Bamba Sindou (président du Raidh, société civile) :
‘’ Ce n’est pas notre problème’’
«Ce n’est pas la personne du Premier ministre en tant que tel qui est importante. Pour nous, il faut quelqu’un qui travaille pour le respect des droits humains dans tous ses compartiments. Ce qui est important, c’est l’emploi pour les jeunes, c’est le fonctionnement de l’université. Le Président a dit qu’il va construire un Etat de droit, c’est ce qui nous intéresse. Maintenant pour le reste, c’est une promesse entre des alliés. Ce sont des considérations politiques. Ce n’est pas notre problème».
Dr Brissi Takaléa (SG de Lider) :
‘’C’est le travail que nous aurons à apprécier’’
«On n’est pas partie prenante à ce débat. C’était un accord entre le Pdci et le Rdr. Ce n’est pas à nous de choisir qui est bon ou qui ne l’est pas.
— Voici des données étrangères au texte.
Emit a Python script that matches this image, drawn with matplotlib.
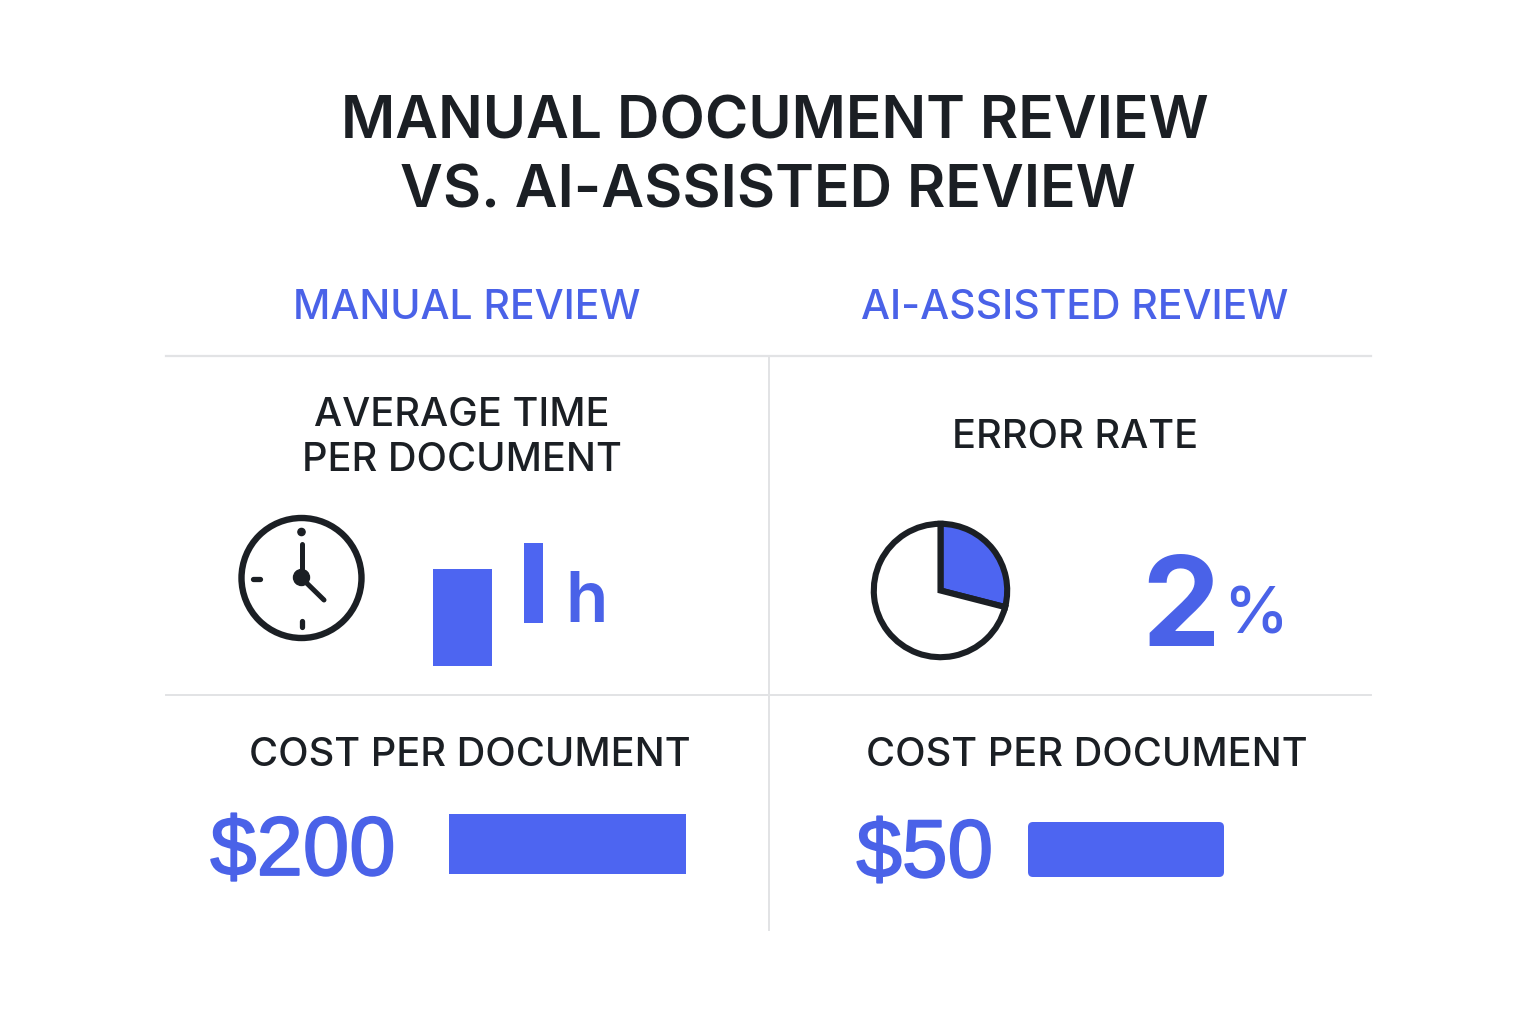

D’ailleurs pour l’instant, on n’émet que des hypothèses dans la mesure où le Président lui-même ne l’a pas encore confirmé. Par ailleurs, si celui qui vient, qu’il soit Duncan ou Soro, peu importe. C’est le travail que nous aurons à apprécier. Sinon nous n’allons pas rentrer dans un débat qui ne nous concerne pas».
Woï Messé (Udpci) :
‘’Je n’ai pas d’avis sur le sujet’’
«Je n’ai pas d’avis sur le sujet. Il faut s’adresser aux hommes hautement politiques».